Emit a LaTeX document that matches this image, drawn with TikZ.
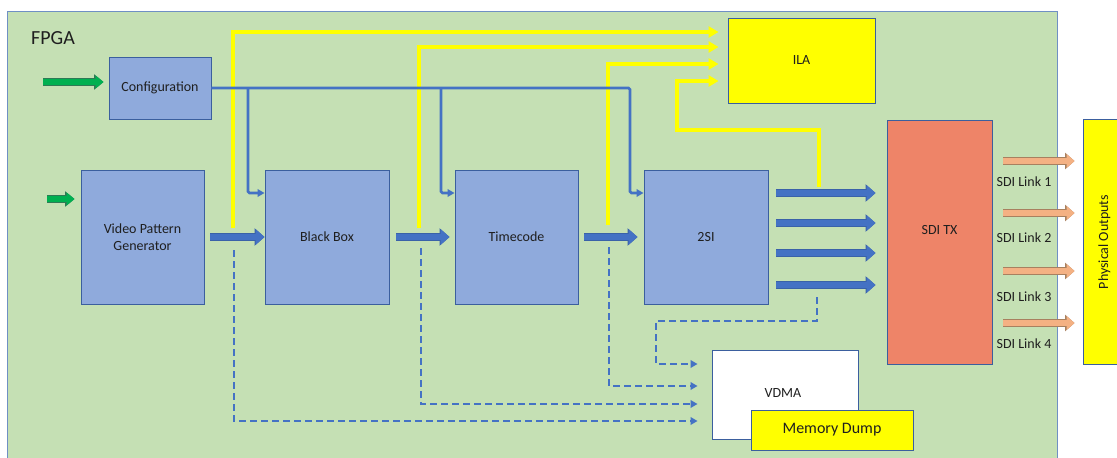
\documentclass[tikz,border=0pt]{standalone}
\usepackage{fontspec}
\setmainfont{Carlito}
\usetikzlibrary{arrows.meta}
\definecolor{fpgabg}{HTML}{C5E0B4}
\definecolor{fpgaedge}{HTML}{6F8FC4}
\definecolor{boxfill}{HTML}{8FAADC}
\definecolor{boxedge}{HTML}{3B5F9E}
\definecolor{bline}{HTML}{4472C4}
\definecolor{bedge}{HTML}{3A62A8}
\definecolor{yel}{HTML}{FFFF00}
\definecolor{sdifill}{HTML}{EE8468}
\definecolor{ofill}{HTML}{F4B183}
\definecolor{oedge}{HTML}{A8805F}
\definecolor{gfill}{HTML}{00B050}
\definecolor{gedge}{HTML}{2F7A55}
\definecolor{txt}{HTML}{1F1F1F}
\tikzset{
  box/.style={draw=boxedge, fill=boxfill, line width=0.9pt, inner sep=0pt, text=txt,
    font=\fontsize{14}{17}\selectfont, align=center},
  lbl/.style={text=txt, font=\fontsize{14}{17}\selectfont, inner sep=0pt},
  blk/.style={draw=bline, line width=6.5pt, -{Triangle[length=9pt,width=15pt]},
    preaction={draw=bedge, line width=7.6pt, -{Triangle[length=10pt,width=17pt]}}},
  oarr/.style={draw=ofill, line width=6pt, -{Triangle[length=8pt,width=13.5pt]},
    preaction={draw=oedge, line width=7.4pt, -{Triangle[length=9.5pt,width=16pt]}}},
  garr/.style={draw=gfill, line width=6pt, -{Triangle[length=8pt,width=12.5pt]},
    preaction={draw=gedge, line width=7.4pt, -{Triangle[length=9.5pt,width=15pt]}}},
  cfg/.style={draw=bline, line width=2.8pt, rounded corners=1.5pt, -{Triangle[length=7pt,width=7.5pt]}},
  yline/.style={draw=yel, line width=4pt, -{Triangle[length=10pt,width=11pt]}},
  dline/.style={draw=bline, line width=2.8pt, dash pattern=on 7pt off 4pt, -{Triangle[length=7pt,width=7.5pt]}},
}
\begin{document}
\begin{tikzpicture}[x=1pt,y=-1pt]
\useasboundingbox (0,0) rectangle (1117,458);
\clip (0,0) rectangle (1117,458);
\fill[white] (0,0) rectangle (1117,458);
% FPGA area
\filldraw[fill=fpgabg, draw=fpgaedge, line width=1pt] (7,11) rectangle (1057,470);
\node[anchor=west, text=txt, font=\fontsize{20}{24}\selectfont, inner sep=0pt] (fpgalbl) at (31,38) {FPGA};

% boxes
\node[box, minimum width=102pt, minimum height=62pt] (config) at (160,88) {Configuration};
\node[box, minimum width=123pt, minimum height=134pt] (vpg) at (142.5,237) {Video Pattern\\Generator};
\node[box, minimum width=124pt, minimum height=134pt] (bb) at (327,237) {Black Box};
\node[box, minimum width=123pt, minimum height=134pt] (tc) at (516.5,237) {Timecode};
\node[box, minimum width=124pt, minimum height=134pt] (s2si) at (706,237) {2SI};
\node[box, fill=yel, draw=boxedge, minimum width=147pt, minimum height=85pt] (ila) at (801.5,60.5) {ILA};
\node[box, fill=sdifill, minimum width=105pt, minimum height=244pt] (sditx) at (939.5,242) {};
\node[lbl] (sditxlbl) at (939.5,230) {SDI TX};
\node[box, fill=yel, minimum width=46pt, minimum height=245pt] (phys) at (1106,241.5) {};
\node[lbl, rotate=90] (physlbl) at (1104.5,242) {Physical Outputs};
\node[box, fill=white, minimum width=146pt, minimum height=89pt] (vdma) at (785,394.5) {};
\node[lbl] (vdmalbl) at (783,393) {VDMA};
\node[box, fill=yel, minimum width=162pt, minimum height=40pt, font=\fontsize{16}{19}\selectfont] (mem) at (832,430) {Memory Dump};

% row coordinates
\coordinate (r1) at (0,193);
\coordinate (r2) at (0,223);
\coordinate (r3) at (0,253);
\coordinate (r4) at (0,285);
\coordinate (q1) at (0,161);
\coordinate (q2) at (0,213);
\coordinate (q3) at (0,271);
\coordinate (q4) at (0,323);
\coordinate (l1) at (0,32);
\coordinate (l2) at (0,47);
\coordinate (l3) at (0,64);
\coordinate (l4) at (0,81);
\coordinate (e1) at (0,421);
\coordinate (e2) at (0,404);
\coordinate (e3) at (0,386);
\coordinate (e4) at (0,364);

% yellow probe lines
\coordinate (y1) at (233,228);
\coordinate (y2) at (419,228);
\coordinate (y3) at (608,225);
\coordinate (y4) at (819,187);
\coordinate (y4b) at (677,130);
\draw[yline, shorten >=9pt] (y1) |- (ila.west |- l1);
\draw[yline, shorten >=9pt] (y2) |- (ila.west |- l2);
\draw[yline, shorten >=9pt] (y3) |- (ila.west |- l3);
\draw[yline, shorten >=9pt] (y4) |- (y4b) |- (ila.west |- l4);

% configuration bus
\coordinate (j1) at (248,193);
\coordinate (j2) at (441,193);
\coordinate (j3) at (630,193);
\draw[cfg] (config.east) -| (j3) -- (s2si.west |- j3);
\draw[cfg] (config.east -| j1) -- (j1) -- (bb.west |- j1);
\draw[cfg] (config.east -| j2) -- (j2) -- (tc.west |- j2);

% green inputs
\coordinate (g1) at (43,82);
\coordinate (g2) at (47,199);
\draw[garr, shorten >=5pt] (g1) -- (config.west |- g1);
\draw[garr, shorten >=6pt] (g2) -- (vpg.west |- g2);

% video path
\draw[blk, shorten <=6pt] (vpg.east) -- (bb.west);
\draw[blk, shorten <=7pt, shorten >=5pt] (bb.east) -- (tc.west);
\draw[blk, shorten <=6pt, shorten >=6pt] (tc.east) -- (s2si.west);
\foreach \r in {r1,r2,r3,r4}
  \draw[blk, shorten <=8pt, shorten >=11pt] (s2si.east |- \r) -- (sditx.west |- \r);

% SDI links
\foreach \q in {q1,q2,q3,q4}
  \draw[oarr, shorten <=11pt, shorten >=8pt] (sditx.east |- \q) -- (phys.west |- \q);
\node[lbl] (sl1) at (1024,182) {SDI Link 1};
\node[lbl] (sl2) at (1024,238) {SDI Link 2};
\node[lbl] (sl3) at (1024,297) {SDI Link 3};
\node[lbl] (sl4) at (1024,344) {SDI Link 4};

% dashed capture paths
\coordinate (d1) at (234,250);
\coordinate (d2) at (421,248);
\coordinate (d3) at (609,247);
\coordinate (d4) at (817,297);
\coordinate (d4b) at (656,321);
\draw[dline, shorten >=14pt] (d1) |- (vdma.west |- e1);
\draw[dline, shorten >=14pt] (d2) |- (vdma.west |- e2);
\draw[dline, shorten >=14pt] (d3) |- (vdma.west |- e3);
\draw[dline, shorten >=14pt] (d4) |- (d4b) |- (vdma.west |- e4);
\end{tikzpicture}
\end{document}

--

OBJECTIVE: Repeat the full listing above exactly, with no pictures in the copy.

ANSWER:
Emit a LaTeX document that matches this image, drawn with TikZ.
\documentclass[tikz,border=0pt]{standalone}
\usepackage{fontspec}
\setmainfont{Carlito}
\usetikzlibrary{arrows.meta}
\definecolor{fpgabg}{HTML}{C5E0B4}
\definecolor{fpgaedge}{HTML}{6F8FC4}
\definecolor{boxfill}{HTML}{8FAADC}
\definecolor{boxedge}{HTML}{3B5F9E}
\definecolor{bline}{HTML}{4472C4}
\definecolor{bedge}{HTML}{3A62A8}
\definecolor{yel}{HTML}{FFFF00}
\definecolor{sdifill}{HTML}{EE8468}
\definecolor{ofill}{HTML}{F4B183}
\definecolor{oedge}{HTML}{A8805F}
\definecolor{gfill}{HTML}{00B050}
\definecolor{gedge}{HTML}{2F7A55}
\definecolor{txt}{HTML}{1F1F1F}
\tikzset{
  box/.style={draw=boxedge, fill=boxfill, line width=0.9pt, inner sep=0pt, text=txt,
    font=\fontsize{14}{17}\selectfont, align=center},
  lbl/.style={text=txt, font=\fontsize{14}{17}\selectfont, inner sep=0pt},
  blk/.style={draw=bline, line width=6.5pt, -{Triangle[length=9pt,width=15pt]},
    preaction={draw=bedge, line width=7.6pt, -{Triangle[length=10pt,width=17pt]}}},
  oarr/.style={draw=ofill, line width=6pt, -{Triangle[length=8pt,width=13.5pt]},
    preaction={draw=oedge, line width=7.4pt, -{Triangle[length=9.5pt,width=16pt]}}},
  garr/.style={draw=gfill, line width=6pt, -{Triangle[length=8pt,width=12.5pt]},
    preaction={draw=gedge, line width=7.4pt, -{Triangle[length=9.5pt,width=15pt]}}},
  cfg/.style={draw=bline, line width=2.8pt, rounded corners=1.5pt, -{Triangle[length=7pt,width=7.5pt]}},
  yline/.style={draw=yel, line width=4pt, -{Triangle[length=10pt,width=11pt]}},
  dline/.style={draw=bline, line width=2.8pt, dash pattern=on 7pt off 4pt, -{Triangle[length=7pt,width=7.5pt]}},
}
\begin{document}
\begin{tikzpicture}[x=1pt,y=-1pt]
\useasboundingbox (0,0) rectangle (1117,458);
\clip (0,0) rectangle (1117,458);
\fill[white] (0,0) rectangle (1117,458);
% FPGA area
\filldraw[fill=fpgabg, draw=fpgaedge, line width=1pt] (7,11) rectangle (1057,470);
\node[anchor=west, text=txt, font=\fontsize{20}{24}\selectfont, inner sep=0pt] (fpgalbl) at (31,38) {FPGA};

% boxes
\node[box, minimum width=102pt, minimum height=62pt] (config) at (160,88) {Configuration};
\node[box, minimum width=123pt, minimum height=134pt] (vpg) at (142.5,237) {Video Pattern\\Generator};
\node[box, minimum width=124pt, minimum height=134pt] (bb) at (327,237) {Black Box};
\node[box, minimum width=123pt, minimum height=134pt] (tc) at (516.5,237) {Timecode};
\node[box, minimum width=124pt, minimum height=134pt] (s2si) at (706,237) {2SI};
\node[box, fill=yel, draw=boxedge, minimum width=147pt, minimum height=85pt] (ila) at (801.5,60.5) {ILA};
\node[box, fill=sdifill, minimum width=105pt, minimum height=244pt] (sditx) at (939.5,242) {};
\node[lbl] (sditxlbl) at (939.5,230) {SDI TX};
\node[box, fill=yel, minimum width=46pt, minimum height=245pt] (phys) at (1106,241.5) {};
\node[lbl, rotate=90] (physlbl) at (1104.5,242) {Physical Outputs};
\node[box, fill=white, minimum width=146pt, minimum height=89pt] (vdma) at (785,394.5) {};
\node[lbl] (vdmalbl) at (783,393) {VDMA};
\node[box, fill=yel, minimum width=162pt, minimum height=40pt, font=\fontsize{16}{19}\selectfont] (mem) at (832,430) {Memory Dump};

% row coordinates
\coordinate (r1) at (0,193);
\coordinate (r2) at (0,223);
\coordinate (r3) at (0,253);
\coordinate (r4) at (0,285);
\coordinate (q1) at (0,161);
\coordinate (q2) at (0,213);
\coordinate (q3) at (0,271);
\coordinate (q4) at (0,323);
\coordinate (l1) at (0,32);
\coordinate (l2) at (0,47);
\coordinate (l3) at (0,64);
\coordinate (l4) at (0,81);
\coordinate (e1) at (0,421);
\coordinate (e2) at (0,404);
\coordinate (e3) at (0,386);
\coordinate (e4) at (0,364);

% yellow probe lines
\coordinate (y1) at (233,228);
\coordinate (y2) at (419,228);
\coordinate (y3) at (608,225);
\coordinate (y4) at (819,187);
\coordinate (y4b) at (677,130);
\draw[yline, shorten >=9pt] (y1) |- (ila.west |- l1);
\draw[yline, shorten >=9pt] (y2) |- (ila.west |- l2);
\draw[yline, shorten >=9pt] (y3) |- (ila.west |- l3);
\draw[yline, shorten >=9pt] (y4) |- (y4b) |- (ila.west |- l4);

% configuration bus
\coordinate (j1) at (248,193);
\coordinate (j2) at (441,193);
\coordinate (j3) at (630,193);
\draw[cfg] (config.east) -| (j3) -- (s2si.west |- j3);
\draw[cfg] (config.east -| j1) -- (j1) -- (bb.west |- j1);
\draw[cfg] (config.east -| j2) -- (j2) -- (tc.west |- j2);

% green inputs
\coordinate (g1) at (43,82);
\coordinate (g2) at (47,199);
\draw[garr, shorten >=5pt] (g1) -- (config.west |- g1);
\draw[garr, shorten >=6pt] (g2) -- (vpg.west |- g2);

% video path
\draw[blk, shorten <=6pt] (vpg.east) -- (bb.west);
\draw[blk, shorten <=7pt, shorten >=5pt] (bb.east) -- (tc.west);
\draw[blk, shorten <=6pt, shorten >=6pt] (tc.east) -- (s2si.west);
\foreach \r in {r1,r2,r3,r4}
  \draw[blk, shorten <=8pt, shorten >=11pt] (s2si.east |- \r) -- (sditx.west |- \r);

% SDI links
\foreach \q in {q1,q2,q3,q4}
  \draw[oarr, shorten <=11pt, shorten >=8pt] (sditx.east |- \q) -- (phys.west |- \q);
\node[lbl] (sl1) at (1024,182) {SDI Link 1};
\node[lbl] (sl2) at (1024,238) {SDI Link 2};
\node[lbl] (sl3) at (1024,297) {SDI Link 3};
\node[lbl] (sl4) at (1024,344) {SDI Link 4};

% dashed capture paths
\coordinate (d1) at (234,250);
\coordinate (d2) at (421,248);
\coordinate (d3) at (609,247);
\coordinate (d4) at (817,297);
\coordinate (d4b) at (656,321);
\draw[dline, shorten >=14pt] (d1) |- (vdma.west |- e1);
\draw[dline, shorten >=14pt] (d2) |- (vdma.west |- e2);
\draw[dline, shorten >=14pt] (d3) |- (vdma.west |- e3);
\draw[dline, shorten >=14pt] (d4) |- (d4b) |- (vdma.west |- e4);
\end{tikzpicture}
\end{document}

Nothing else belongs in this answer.